Este libro que hemos resumido en sus líneas maestras, no pierde interés, por mucho que conozcamos su nudo. Nuevamente la calidad literaria de Clarke, su poesía, su tensión leve, mantiene la atención gracias flashbacks, a interrupciones, silencios, saltos temporales e intrigas paralelas. De la misma forma que en «Cantos de la Tierra Lejana», los tiempos, los inmensos decalages galácticos se acomodan y amoldan, nos tranquilizan y limitan la angustia del espacio. Si algo dominaban Arthur C. Clarke y sus personajes era esa flema británica, mezclada de humanismo mediterráneo. La calma para contemplar el fin de un planeta con la tranquilidad de quien sabe que este era su destino. La grandeza de espíritu necesaria para reaccionar ante la primera constatación de vida extraterrestre, haciendo que ese salto brutal para muchos, se trace de forma comprensible, lógica y pacífica. El coraje para enfrentarse a la extinción de la humanidad, siglos antes de que está se avecine, y evitarlo, en silencio, si ruido sin discursos y sobre todo en nombre de la Humanidad.

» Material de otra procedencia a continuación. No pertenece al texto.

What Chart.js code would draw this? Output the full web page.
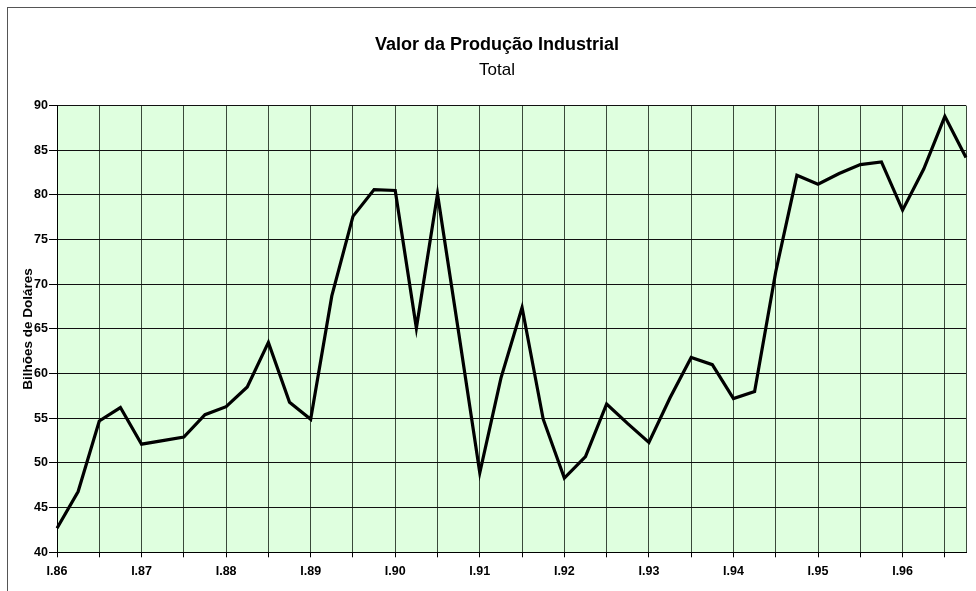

La negación del eterno y de la eternidad se hace sin aspavientos, sin guerras, sin fusilamientos, buscando la comprensión y el consenso, manteniendo las creencias de cada cual en tanto estás no subordinen las de los otros. Abogado de la distensión, Clarke siempre hace a sus personajes colaborar y amarse más allá de los bloques y las naciones. Su ingenuidad y su optimismo son, finalmente, más una premonición que una quimera. Tarde o temprano nos daremos cuenta que somos una única especie, un sólo pueblo, el pueblo del planeta Océano. Un planeta que, un día, abandonaremos para descubrir el Universo, ese espacio que será nuestro nuevo hogar.
A no ser que nos extingamos antes. Clarke, desde la cima del Monte de Adán, en Sri Lanka, pensaba que llegaríamos a las estrellas.